Forum Moderators: bakedjake
some of the users on our redhat box are massing up MBs of mail, by not regularly downloading. is there a way to put a limit on each mailbox?
can i also delete these enormous mailboxes by copying /dev/null into each large mailbox:
cp /dev/null /var/spool/mail/user?
thanks
<added>
we use sendmail and procmail, and i have just found out that procmail obeys user quotas, so i just have to set up disk quotas. anyone know any good help pages for that?
i have created aquota.user and aquota.group in the root folder / of the primary partition and have enabled quotas in fstab and then rebooted:
/dev/sda1 / ext3 defaults,usrquota,grpquota 1 1
a quotacheck -vm /dev/sda1 runs fine, and edquota -u myuser allows me to edit the quota setting for that user.

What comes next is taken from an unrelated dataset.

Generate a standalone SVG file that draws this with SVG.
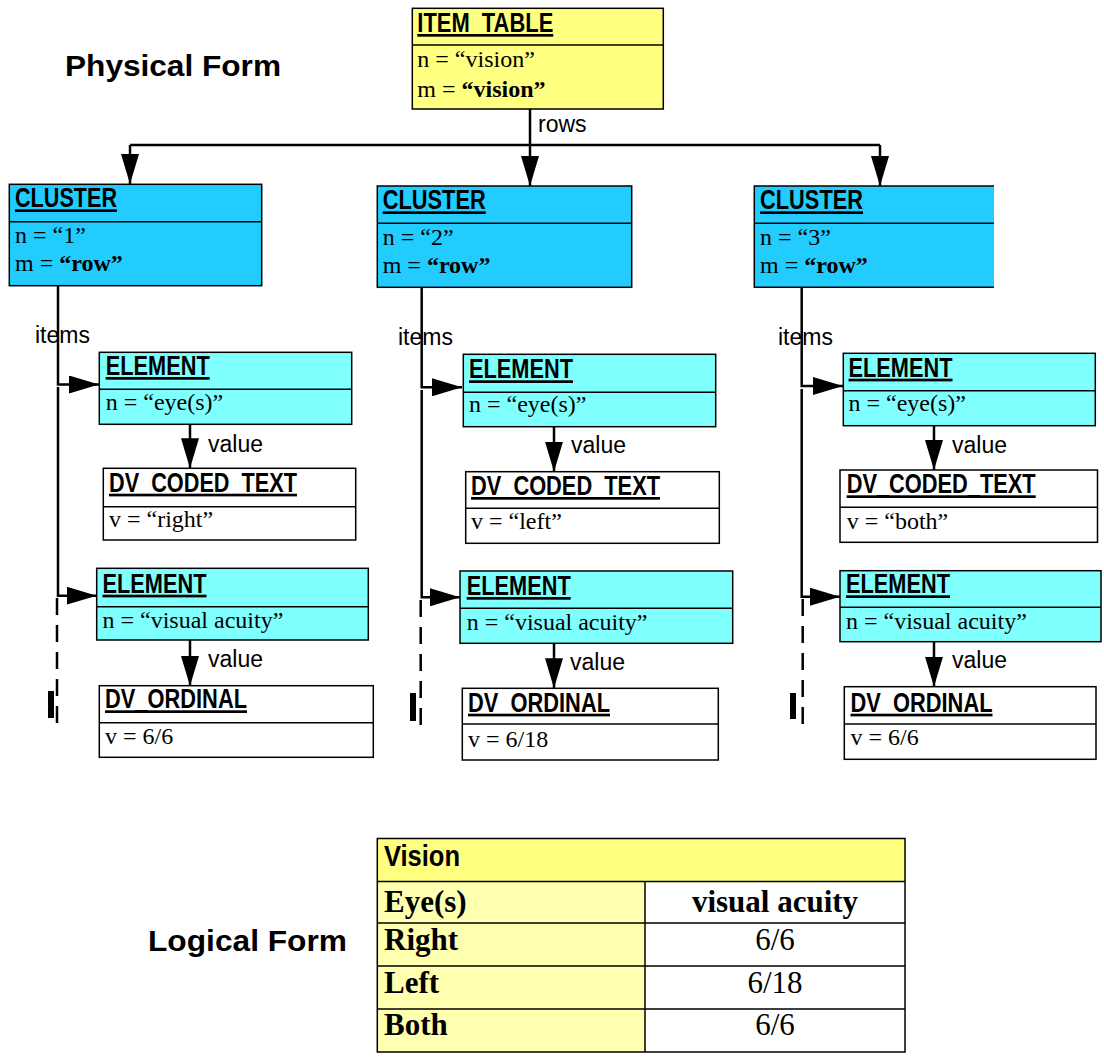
<svg xmlns="http://www.w3.org/2000/svg" width="1104" height="1057" viewBox="0 0 1104 1057">
<defs>
<style>
.t{font-family:"Liberation Sans Narrow","Arial Narrow","Liberation Sans",Arial,sans-serif;font-weight:bold;font-size:27px;text-decoration:underline;fill:#000}
.s{font-family:"Liberation Serif","Times New Roman",serif;font-size:24px;fill:#000}
.b{font-weight:bold}
.l{font-family:"Liberation Sans",Arial,sans-serif;font-size:23px;fill:#000}
.h{font-family:"Liberation Sans",Arial,sans-serif;font-weight:bold;font-size:30px;fill:#000}
.bx{stroke:#000;stroke-width:1.5}
.c{stroke:#000;stroke-width:2.5;fill:none}
.d{stroke:#000;stroke-width:2.5;fill:none;stroke-dasharray:17 10}
.yel{fill:#FFFF80}
.blu{fill:#22CCFF}
.cya{fill:#80FFFF}
.wh{fill:#FFFFFF}
.tb{font-family:"Liberation Serif","Times New Roman",serif;font-size:31px;fill:#000}
</style>
<marker id="ah" markerUnits="userSpaceOnUse" markerWidth="30" markerHeight="18" refX="30" refY="9" orient="auto">
<path d="M0,0 L30,9 L0,18 z" fill="#000"/>
</marker>
</defs>
<rect width="1104" height="1057" fill="#fff"/>

<text class="h" x="65" y="76" textLength="216" lengthAdjust="spacingAndGlyphs">Physical Form</text>
<text class="h" x="148" y="951" textLength="199" lengthAdjust="spacingAndGlyphs">Logical Form</text>

<g id="connectors">
<path class="c" d="M530,109 V186" marker-end="url(#ah)"/>
<path class="c" d="M130,145 H880"/>
<path class="c" d="M130,145 V184" marker-end="url(#ah)"/>
<path class="c" d="M880,145 V186" marker-end="url(#ah)"/>
<text class="l" x="538" y="132">rows</text>

<path class="c" d="M58,283 V384.5 H99" marker-end="url(#ah)"/>
<path class="c" d="M58,387 V595.7 H96.7" marker-end="url(#ah)"/>
<path class="d" d="M57,598 V733"/>
<rect x="48" y="691" width="6" height="27" fill="#000"/>
<text class="l" x="35" y="343">items</text>
<path class="c" d="M190,424.5 V468.3" marker-end="url(#ah)"/>
<text class="l" x="208" y="452">value</text>
<path class="c" d="M190,640 V686" marker-end="url(#ah)"/>
<text class="l" x="208" y="667">value</text>

<path class="c" d="M421.7,287 V387.3 H462" marker-end="url(#ah)"/>
<path class="c" d="M421.7,390 V597.3 H460" marker-end="url(#ah)"/>
<path class="d" d="M420.7,600 V734"/>
<rect x="410" y="693" width="6" height="28" fill="#000"/>
<text class="l" x="398" y="345">items</text>
<path class="c" d="M554,427 V471.7" marker-end="url(#ah)"/>
<text class="l" x="571" y="453">value</text>
<path class="c" d="M554,643.3 V688.3" marker-end="url(#ah)"/>
<text class="l" x="570" y="670">value</text>

<path class="c" d="M801.7,285 V386 H843" marker-end="url(#ah)"/>
<path class="c" d="M801.7,389 V596.7 H840" marker-end="url(#ah)"/>
<path class="d" d="M802.7,599 V730"/>
<rect x="790" y="693" width="6" height="26" fill="#000"/>
<text class="l" x="778" y="345">items</text>
<path class="c" d="M934,426 V470" marker-end="url(#ah)"/>
<text class="l" x="952" y="453">value</text>
<path class="c" d="M934,641.7 V686.7" marker-end="url(#ah)"/>
<text class="l" x="952" y="668">value</text>
</g>

<g id="item_table">
<rect class="yel bx" x="412.3" y="8.3" width="251" height="100.7"/>
<line class="bx" x1="412.3" y1="45" x2="663.3" y2="45"/>
<text class="t" x="417.3" y="32" textLength="136" lengthAdjust="spacingAndGlyphs">ITEM_TABLE</text>
<text class="s" x="417.3" y="67">n = “vision”</text>
<text class="s" x="417.3" y="97">m = <tspan class="b">“vision”</tspan></text>
</g>

<g id="cluster1">
<rect class="blu bx" x="9.3" y="184.3" width="252.4" height="101.4"/>
<line class="bx" x1="9.3" y1="221.7" x2="261.7" y2="221.7"/>
<text class="t" x="15" y="207.3" textLength="102" lengthAdjust="spacingAndGlyphs">CLUSTER</text>
<text class="s" x="15" y="243">n = “1”</text>
<text class="s" x="15" y="271">m = <tspan class="b">“row”</tspan></text>
</g>
<g id="element1a">
<rect class="cya bx" x="99.3" y="352.3" width="252.4" height="72"/>
<line class="bx" x1="99.3" y1="389.3" x2="351.7" y2="389.3"/>
<text class="t" x="105.7" y="375" textLength="104" lengthAdjust="spacingAndGlyphs">ELEMENT</text>
<text class="s" x="105.7" y="410">n = “eye(s)”</text>
</g>
<g id="coded1">
<rect class="wh bx" x="103.3" y="468.3" width="252.4" height="71.7"/>
<line class="bx" x1="103.3" y1="506.7" x2="355.7" y2="506.7"/>
<text class="t" x="109" y="491.7" textLength="188" lengthAdjust="spacingAndGlyphs">DV_CODED_TEXT</text>
<text class="s" x="109" y="527">v = “right”</text>
</g>
<g id="element1b">
<rect class="cya bx" x="96.7" y="568.3" width="271.6" height="71.7"/>
<line class="bx" x1="96.7" y1="606.7" x2="368.3" y2="606.7"/>
<text class="t" x="102.5" y="592.7" textLength="104" lengthAdjust="spacingAndGlyphs">ELEMENT</text>
<text class="s" x="102.5" y="627.5">n = “visual acuity”</text>
</g>
<g id="ordinal1">
<rect class="wh bx" x="99.3" y="685.7" width="274" height="71.6"/>
<line class="bx" x1="99.3" y1="722.7" x2="373.3" y2="722.7"/>
<text class="t" x="105" y="708.3" textLength="142" lengthAdjust="spacingAndGlyphs">DV_ORDINAL</text>
<text class="s" x="105" y="743.5">v = 6/6</text>
</g>

<g id="cluster2">
<rect class="blu bx" x="377.3" y="186" width="254.4" height="101.3"/>
<line class="bx" x1="377.3" y1="223.3" x2="631.7" y2="223.3"/>
<text class="t" x="382.7" y="209.3" textLength="103" lengthAdjust="spacingAndGlyphs">CLUSTER</text>
<text class="s" x="382.7" y="244.5">n = “2”</text>
<text class="s" x="382.7" y="273">m = <tspan class="b">“row”</tspan></text>
</g>
<g id="element2a">
<rect class="cya bx" x="463.3" y="354.3" width="252.4" height="72.4"/>
<line class="bx" x1="463.3" y1="392.3" x2="715.7" y2="392.3"/>
<text class="t" x="469" y="378.3" textLength="104" lengthAdjust="spacingAndGlyphs">ELEMENT</text>
<text class="s" x="469" y="412">n = “eye(s)”</text>
</g>
<g id="coded2">
<rect class="wh bx" x="465.7" y="471.7" width="253.6" height="71.6"/>
<line class="bx" x1="465.7" y1="508.3" x2="719.3" y2="508.3"/>
<text class="t" x="471" y="495" textLength="189" lengthAdjust="spacingAndGlyphs">DV_CODED_TEXT</text>
<text class="s" x="471" y="528.5">v = “left”</text>
</g>
<g id="element2b">
<rect class="cya bx" x="460" y="571" width="272.7" height="72.3"/>
<line class="bx" x1="460" y1="608.3" x2="732.7" y2="608.3"/>
<text class="t" x="466.7" y="595" textLength="104" lengthAdjust="spacingAndGlyphs">ELEMENT</text>
<text class="s" x="466.7" y="630">n = “visual acuity”</text>
</g>
<g id="ordinal2">
<rect class="wh bx" x="462.3" y="688.3" width="256" height="71.7"/>
<line class="bx" x1="462.3" y1="724" x2="718.3" y2="724"/>
<text class="t" x="468" y="711.7" textLength="142" lengthAdjust="spacingAndGlyphs">DV_ORDINAL</text>
<text class="s" x="468" y="747">v = 6/18</text>
</g>

<g id="cluster3">
<rect class="blu" x="754.3" y="186" width="239.7" height="101.3"/>
<path class="bx" fill="none" d="M994,186 H754.3 V287.3 H994 M754.3,223.3 H994"/>
<text class="t" x="760" y="209.3" textLength="103" lengthAdjust="spacingAndGlyphs">CLUSTER</text>
<text class="s" x="760" y="245">n = “3”</text>
<text class="s" x="760" y="273">m = <tspan class="b">“row”</tspan></text>
</g>
<g id="element3a">
<rect class="cya bx" x="843.3" y="353.3" width="252" height="72.4"/>
<line class="bx" x1="843.3" y1="390.7" x2="1095.3" y2="390.7"/>
<text class="t" x="848.5" y="376.7" textLength="104" lengthAdjust="spacingAndGlyphs">ELEMENT</text>
<text class="s" x="848.5" y="411">n = “eye(s)”</text>
</g>
<g id="coded3">
<rect class="wh bx" x="840" y="470" width="257.5" height="72.3"/>
<line class="bx" x1="840" y1="507.3" x2="1097.5" y2="507.3"/>
<text class="t" x="846.7" y="493.3" textLength="189" lengthAdjust="spacingAndGlyphs">DV_CODED_TEXT</text>
<text class="s" x="846.7" y="528.5">v = “both”</text>
</g>
<g id="element3b">
<rect class="cya bx" x="840" y="570.7" width="261" height="71"/>
<line class="bx" x1="840" y1="607.3" x2="1101" y2="607.3"/>
<text class="t" x="846" y="593.3" textLength="104" lengthAdjust="spacingAndGlyphs">ELEMENT</text>
<text class="s" x="846" y="629">n = “visual acuity”</text>
</g>
<g id="ordinal3">
<rect class="wh bx" x="844.3" y="686.7" width="251.7" height="72.6"/>
<line class="bx" x1="844.3" y1="724" x2="1096" y2="724"/>
<text class="t" x="850.5" y="711.7" textLength="142" lengthAdjust="spacingAndGlyphs">DV_ORDINAL</text>
<text class="s" x="850.5" y="745">v = 6/6</text>
</g>

<g id="vision_table">
<rect x="377.3" y="838.5" width="527.7" height="43" fill="#FFFF80"/>
<rect x="377.3" y="881.5" width="267.7" height="170.5" fill="#FFFFB0"/>
<rect x="645" y="881.5" width="260" height="170.5" fill="#FFFFFF"/>
<rect class="bx" fill="none" x="377.3" y="838.5" width="527.7" height="213.5"/>
<path class="bx" fill="none" d="M377.3,881.5 H905 M377.3,923 H905 M377.3,966 H905 M377.3,1009 H905 M645,881.5 V1052"/>
<text class="t" style="text-decoration:none;font-size:30px" x="384" y="866" textLength="76" lengthAdjust="spacingAndGlyphs">Vision</text>
<text class="tb b" x="384" y="911.5">Eye(s)</text>
<text class="tb b" x="775" y="911.5" text-anchor="middle">visual acuity</text>
<text class="tb b" x="384" y="950">Right</text>
<text class="tb" x="775" y="950" text-anchor="middle">6/6</text>
<text class="tb b" x="384" y="993">Left</text>
<text class="tb" x="775" y="993" text-anchor="middle">6/18</text>
<text class="tb b" x="384" y="1035">Both</text>
<text class="tb" x="775" y="1035" text-anchor="middle">6/6</text>
</g>
</svg>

however when i try edquota -g mygroup it returns:
Failed to turn on quotas : quotaon: using //quota.user on /dev/sda1: No such file or directory
and when i try quotaon -v /dev/sda1 it returns:
quotaon: using //quota.group on /dev/sda1: No such file or directory
quotaon: using //quota.user on /dev/sda1: No such file or directory
does anyone have any clues?
much appreciated
<added>
well ther's nought like trying. and i just succeeded in setting up quotas for all users on the system. quotacheck is now running by a cronjob.
* the only thing i am still confused about is how quotacheck then notifies either me (root) or the user that they have too many files. in an ideal situation it would notify me, as i am the admin?
* and i am still unsure as to how to use the quotas to control the /var/spool/mail/usermailboxes
am still grateful for any feedback
all i had to do was enable quotas on the second partition whose root directory was /var and then set the quotas accordingly.
now each users mailbox in /var/spool/mail is also limited! :-)))
still not sure how quotacheck will notify me (or them) but that's not so important for the time being. the main thing is the mailboxes can't run away from me.